Sí, se trata de un pueblo guerrero, baquiano en contrabando y tráficos. Sí, tiene una historia de conflictos entre clanes regulada internamente. Y sí, como en muchos otros sitios el paramilitarismo se encaramó en rencillas locales preexistentes. En su momento, entrando al proceso de paz con los paramilitares, fue práctico desenganchar al gobierno de cualquier responsabilidad. Diez años después de la masacre, en diciembre de 2014, algunos grupos de la comunidad retornaron a Bahía Portete, acompañados por la Unidad de Víctimas y Restitución de Tierras. Al comenzar el 2015, varios dijeron sentirse inseguros debido a nuevas amenazas y rumores. Semana.com entrevistó al teniente coronel David Tovar, quien declaró que los problemas eran “conflictos entre familias” y agregó que “son comunidades que han vivido así por siempre”.

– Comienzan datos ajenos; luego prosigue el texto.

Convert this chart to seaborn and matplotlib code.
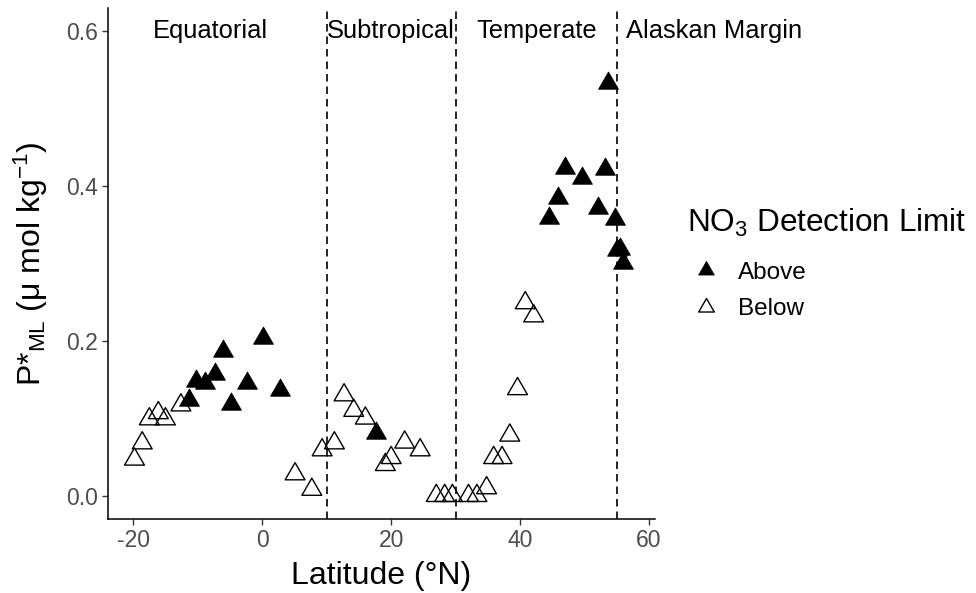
import matplotlib
matplotlib.use("Agg")
import matplotlib.pyplot as plt
from matplotlib.path import Path
from matplotlib.lines import Line2D
import seaborn as sns
import pandas as pd

# ---------------- data ----------------
above_lat = [-11.4, -10.2, -8.8, -7.3, -6.1, -4.9, -2.4, 0.1, 2.7, 17.7,
             44.5, 45.8, 47.0, 49.6, 52.0, 53.1, 53.7, 54.7, 55.1, 55.5, 56.0]
above_p = [0.124, 0.148, 0.146, 0.157, 0.187, 0.118, 0.146, 0.204, 0.137, 0.081,
           0.359, 0.385, 0.423, 0.410, 0.372, 0.422, 0.533, 0.358, 0.317, 0.319, 0.301]

below_lat = [-19.8, -18.6, -17.5, -16.1, -15.0, -12.6, 5.1, 7.7, 9.3, 11.2,
             12.7, 14.2, 16.0, 19.1, 20.0, 22.1, 24.5,
             27.0, 28.3, 29.5, 32.0, 33.3, 34.8, 35.9, 37.2, 38.4, 39.6, 40.8, 42.1]
below_p = [0.047, 0.068, 0.099, 0.107, 0.099, 0.117, 0.028, 0.008, 0.059, 0.068,
           0.130, 0.110, 0.100, 0.040, 0.049, 0.069, 0.059,
           0.0, 0.0, 0.0, 0.0, 0.0, 0.010, 0.049, 0.049, 0.078, 0.138, 0.249, 0.232]

boundaries = [10, 30, 55]
region_names = ["Equatorial", "Subtropical", "Temperate", "Alaskan Margin"]
region_x = [-8, 20, 42.5, 70]
region_y = 0.6

x_ticks = [-20, 0, 20, 40, 60]
y_ticks = [0.0, 0.2, 0.4, 0.6]
legend_labels = ["Above", "Below"]

df = pd.concat([
    pd.DataFrame({"lat": above_lat, "p": above_p, "limit": "Above"}),
    pd.DataFrame({"lat": below_lat, "p": below_p, "limit": "Below"}),
], ignore_index=True)

# ---------------- style ----------------
sns.set_theme(style="ticks")
plt.rcParams["font.family"] = ["Liberation Sans", "DejaVu Sans"]
plt.rcParams["text.color"] = "black"
plt.rcParams["axes.labelcolor"] = "black"
plt.rcParams["mathtext.fontset"] = "custom"
plt.rcParams["mathtext.rm"] = "Liberation Sans"
plt.rcParams["mathtext.it"] = "Liberation Sans:italic"
plt.rcParams["mathtext.bf"] = "Liberation Sans:bold"
plt.rcParams["axes.unicode_minus"] = False

# triangle with centroid at the origin (like R's pch 2 / 17)
tri = Path([(0, 1), (-0.8660254, -0.5), (0.8660254, -0.5), (0, 1)],
           [Path.MOVETO, Path.LINETO, Path.LINETO, Path.CLOSEPOLY])

fig = plt.figure(figsize=(9.76, 5.93), dpi=100)
ax = fig.add_axes([0.1107, 0.1248, 0.5603, 0.8617])

msize = 16.5 ** 2
sns.scatterplot(data=df[df.limit == "Above"], x="lat", y="p", marker=tri,
                s=msize, color="black", edgecolor="black", linewidth=0.6,
                ax=ax, legend=False, zorder=3)
sns.scatterplot(data=df[df.limit == "Below"], x="lat", y="p", marker=tri,
                s=msize, facecolor="none", edgecolor="black", linewidth=1.0,
                ax=ax, legend=False, zorder=3)

for b in boundaries:
    ax.axvline(b, color="black", linewidth=1.2, linestyle=(0, (4.5, 3)), zorder=2)

for name, xx in zip(region_names, region_x):
    ax.text(xx, region_y, name, ha="center", va="center", fontsize=18.4,
            color="black", clip_on=False)

ax.set_xlim(-23.9, 60.9)
ax.set_ylim(-0.03, 0.63)
ax.set_xticks(x_ticks)
ax.set_xticklabels([str(t) for t in x_ticks])
ax.set_yticks(y_ticks)
ax.set_yticklabels([f"{t:.1f}" for t in y_ticks])

for side in ["top", "right"]:
    ax.spines[side].set_visible(False)
for side in ["left", "bottom"]:
    ax.spines[side].set_linewidth(1.1)
    ax.spines[side].set_color("black")
ax.tick_params(axis="both", length=4, width=1.0, color="#333333",
               labelsize=16.5, labelcolor="#4D4D4D", pad=3)

ax.set_xlabel("Latitude (°N)", fontsize=23, color="black", labelpad=7)
ax.set_ylabel(r"P*$_{\mathregular{ML}}$ (μ mol kg$^{\mathregular{-1}}$)",
              fontsize=23, color="black", labelpad=12)

handles = [
    Line2D([], [], linestyle="none", marker=tri, markersize=13,
           markerfacecolor="black", markeredgecolor="black", markeredgewidth=0.6),
    Line2D([], [], linestyle="none", marker=tri, markersize=13,
           markerfacecolor="none", markeredgecolor="black", markeredgewidth=1.0),
]
leg = ax.legend(handles, legend_labels, title=r"NO$_{\mathregular{3}}$ Detection Limit",
                loc="upper left", bbox_to_anchor=(0.704, 0.651),
                bbox_transform=fig.transFigure, frameon=False,
                fontsize=17.5, title_fontsize=22.7, alignment="left",
                handletextpad=0.54, labelspacing=0.58, borderpad=0,
                borderaxespad=0, handlelength=1.56, labelcolor="black")
leg.get_title().set_color("black")
leg._legend_box.sep = 16.5

fig.savefig("out.png", dpi=100)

Entonces como ahora fue fácil dar alguna explicación para zafarse de cualquier responsabilidad. “No se murieron de desnutrición”, “deben cambiar su cultura”, “es que no valoran la infancia”, “su historia es demasiado complicada”. El acumulado de misterio y rabia de la comunidad, sus reglas, renuencia a disiparse, a comportarse como “buenos indígenas ecológicos” o a darse ya por vencidos y venirse a la ciudad. Los desencuentros entre burocracias, la pereza a aprender del otro, la pedantería de los funcionarios de alto nivel. Nada es nuevo.